Diverse wapens werden gedemonstreerd, o.a. zag men de zware Shermantank en nog drie andere typen tanks. De Rimi toonde o.a. een oude en een gereviseerde motor, kolossen met motoren van vijf gewone voertuigen. Men kreeg een goede indruk van de verregaande specialisering van de moderne infanterie.

En wat het prettigst was op deze unieke expositie: Men mocht overal aankomen, veel dingen zelf proberen. Het was zelfs mogelijk met een pantserwagen te schieten, tegen een klein bedrag, welke opbrengst ten goede kwam aan het sympathieke doel, de kas van de Bond van oud-strijders te spekken.

Er waren verder twee bioscopen op het terrein. In de eerste draaide een filmpje van tien minuten: “De les van het verleden”, een suggestief beeld gevende van de vooroorlogse feiten in leger en volk ten opzichte van de paraatheid van de weermacht. Een filmpje met aardig regievondsten.
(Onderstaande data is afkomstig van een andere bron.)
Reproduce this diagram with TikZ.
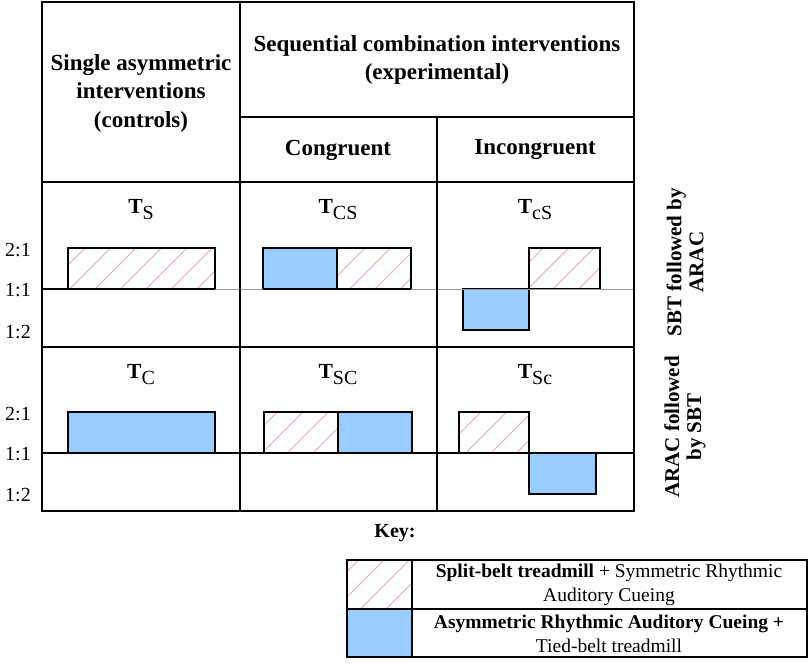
\documentclass[tikz,border=0pt]{standalone}
\usepackage{fontspec}
\setmainfont{Liberation Serif}
\usepackage{tikz}
\usetikzlibrary{patterns.meta}
\definecolor{cueblue}{RGB}{153,204,255}
\definecolor{hatchred}{RGB}{236,150,150}
\tikzset{
  sbt/.style={pattern={Lines[angle=45,distance=18pt,line width=0.7pt]},pattern color=hatchred,draw=black,line width=1.3pt},
  arac/.style={fill=cueblue,draw=black,line width=1.3pt},
  grid/.style={line width=1.6pt},
  hd/.style={font=\fontsize{23}{28.5}\selectfont\bfseries,align=center},
  tlab/.style={font=\fontsize{21.5}{21.5}\selectfont},
  ratio/.style={font=\fontsize{20}{24}\selectfont},
  side/.style={font=\fontsize{21}{22}\selectfont\bfseries,align=center,rotate=90},
  keytext/.style={font=\fontsize{19.5}{23.5}\selectfont,align=center}
}
\newcommand{\tsub}[1]{\textbf{T}\raisebox{-6pt}{\fontsize{20}{20}\selectfont #1}}

\begin{document}
\begin{tikzpicture}[x=1pt,y=-1pt]
    \useasboundingbox (0,0) rectangle (810,664);
    % row 1: SBT followed by ARAC
    \draw[sbt] (68,248) rectangle (215,289);
    \draw[arac] (263,248) rectangle (337,289);
    \draw[sbt] (337,248) rectangle (411,289);
    \draw[arac] (463,289) rectangle (529,330);
    \draw[sbt] (529,248) rectangle (600,289);
    \draw[line width=1.6pt] (42,289) -- (68,289);
    \draw[gray!80,line width=1pt] (215,289) -- (263,289);
    \draw[gray!80,line width=1pt] (411,289) -- (634,289);
    % row 2: ARAC followed by SBT
    \draw[arac] (68,412) rectangle (215,453);
    \draw[sbt] (264,412) rectangle (338,453);
    \draw[arac] (338,412) rectangle (412,453);
    \draw[sbt] (459,412) rectangle (529,453);
    \draw[arac] (529,453) rectangle (596,494);
    % table
    \draw[grid] (42,2) rectangle (634,511);
    \draw[grid] (240,2) -- (240,511);
    \draw[grid] (437,117) -- (437,511);
    \draw[grid] (240,117) -- (634,117);
    \draw[grid] (42,182) -- (634,182);
    \draw[grid] (42,347) -- (634,347);
    \draw[grid] (42,453) -- (634,453);
    % headers
    \node[hd] (hdsingle) at (141,93) {Single asymmetric\\interventions\\(controls)};
    \node[hd] (hdseq) at (437,60) {Sequential combination interventions\\(experimental)};
    \node[hd] (hdcong) at (338,150) {Congruent};
    \node[hd] (hdincong) at (535,150) {Incongruent};
    \node[tlab] (tS) at (141,210) {\tsub{S}};
    \node[tlab] (tCS) at (338,210) {\tsub{CS}};
    \node[tlab] (tcS) at (535,210) {\tsub{cS}};
    \node[tlab] (tC) at (141,375) {\tsub{C}};
    \node[tlab] (tSC) at (338,375) {\tsub{SC}};
    \node[tlab] (tSc) at (535,375) {\tsub{Sc}};
    % ratios
    \node[ratio] (r21a) at (18,250) {2:1};
    \node[ratio] (r11a) at (18,290) {1:1};
    \node[ratio] (r12a) at (18,332) {1:2};
    \node[ratio] (r21b) at (18,414) {2:1};
    \node[ratio] (r11b) at (18,454) {1:1};
    \node[ratio] (r12b) at (18,495) {1:2};
    \node[side] (sbtarac) at (685,262) {SBT followed by\\ARAC};
    \node[side] (aracsbt) at (685,427) {ARAC followed\\by SBT};
    % key
    \node[font=\fontsize{20}{24}\selectfont\bfseries] (key) at (395,533) {Key:};
    \draw[sbt,draw=none] (347,560) rectangle (412,609);
    \fill[cueblue] (347,609) rectangle (412,657);
    \draw[line width=1.3pt] (347,560) rectangle (807,657);
    \draw[line width=1.3pt] (347,609) -- (807,609);
    \draw[line width=1.3pt] (412,560) -- (412,657);
    \node[keytext] (keysbt) at (609,585) {\textbf{Split-belt treadmill} + Symmetric Rhythmic\\Auditory Cueing};
    \node[keytext] (keyarac) at (609,634) {\textbf{Asymmetric Rhythmic Auditory Cueing +}\\Tied-belt treadmill};
\end{tikzpicture}
\end{document}
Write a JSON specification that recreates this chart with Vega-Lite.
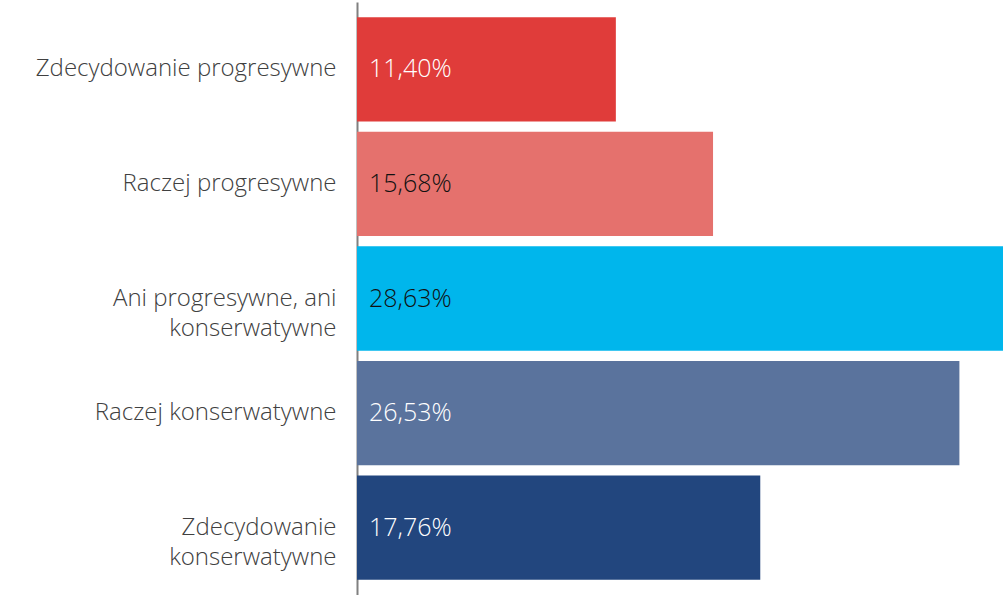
{
  "$schema": "https://vega.github.io/schema/vega-lite/v6.json",
  "autosize": "none",
  "width": 646,
  "height": 593,
  "padding": {"left": 357, "top": 2, "right": 0, "bottom": 0},
  "background": "white",
  "config": {
    "view": {"stroke": null},
    "font": "Open Sans",
    "locale": {"number": {"decimal": ",", "thousands": " ", "grouping": [3], "currency": ["", " zł"]}}
  },
  "data": {
    "values": [
      {"kategoria": "Zdecydowanie progresywne", "udzial": 0.1140},
      {"kategoria": "Raczej progresywne", "udzial": 0.1568},
      {"kategoria": "Ani progresywne, ani|konserwatywne", "udzial": 0.2863},
      {"kategoria": "Raczej konserwatywne", "udzial": 0.2653},
      {"kategoria": "Zdecydowanie|konserwatywne", "udzial": 0.1776}
    ]
  },
  "encoding": {
    "y": {
      "field": "kategoria",
      "type": "nominal",
      "sort": null,
      "scale": {"paddingInner": 0.09, "paddingOuter": 0.132},
      "axis": {
        "title": null,
        "ticks": false,
        "domainColor": "#808080",
        "domainWidth": 2,
        "labelFont": "Open Sans",
        "labelFontSize": 24,
        "labelFontWeight": 300,
        "labelColor": "#404040",
        "labelPadding": 21,
        "labelLineHeight": 30,
        "labelLimit": 400,
        "labelExpr": "split(datum.value, '|')"
      }
    }
  },
  "layer": [
    {
      "mark": {"type": "bar", "clip": true},
      "encoding": {
        "x": {
          "field": "udzial",
          "type": "quantitative",
          "scale": {"domain": [0, 0.2845], "nice": false},
          "axis": null
        },
        "color": {
          "field": "kategoria",
          "type": "nominal",
          "sort": null,
          "scale": {"range": ["#E03C3A", "#E5716D", "#00B6EC", "#5A739D", "#22467E"]},
          "legend": null
        }
      }
    },
    {
      "mark": {"type": "text", "align": "left", "baseline": "middle", "dx": 12, "fontSize": 25, "fontWeight": 300, "font": "Open Sans"},
      "encoding": {
        "x": {"datum": 0, "type": "quantitative"},
        "text": {"field": "udzial", "type": "quantitative", "format": ".2%"},
        "color": {
          "condition": {"test": "datum.kategoria === 'Raczej progresywne' || datum.kategoria === 'Ani progresywne, ani|konserwatywne'", "value": "#111111"},
          "value": "white"
        }
      }
    }
  ]
}
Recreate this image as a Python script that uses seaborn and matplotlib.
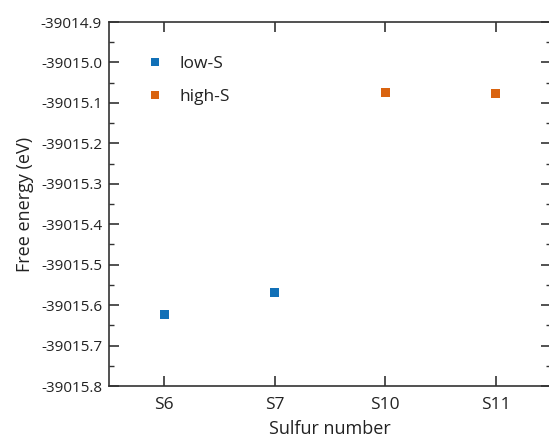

In de andere bioscoop kon men tegen geringe betaling o.a. een film zien hoe onze jongens in Indië leven.

De Cadi bood in een grote tent op het terrein met een aardig terrasje ervoor, gelegenheid de dorstige kelen te lessen.

Stormschool Bloemendaal

De Stormschool Bloemendaal demonstreerde op de hindernisbaan de grote behendigheid van de geoefende soldaat, waarbij als bijzondere prestatie de “dodenrit” werd getoond, de afdaling langs een touw uit de hoogste boom van het terrein diagonaal gespannen naar een op pl.m. 25 meter verwijderd punt op de grond.

De volgende steden werden in 1948 aangedaan:

Utrecht – Wilhelminapark (15 t/m 29 mei)
Den Haag – Koekamp (5 t/m 19 juli)
Rotterdam (26 juni t/m 10 juli)
Amsterdam – IJsclubterrein (Museumplein) (17 t/m 31 juli)
Groningen – het Engelse kamp (7 t/m 14 Augustus)
Eindhoven – (21 t/m 28 augustus)
Enschede – (4 t/m 11 september)

Deze tentoonstelling trok in de steden die zij bezocht meer dan 300.000 mensen.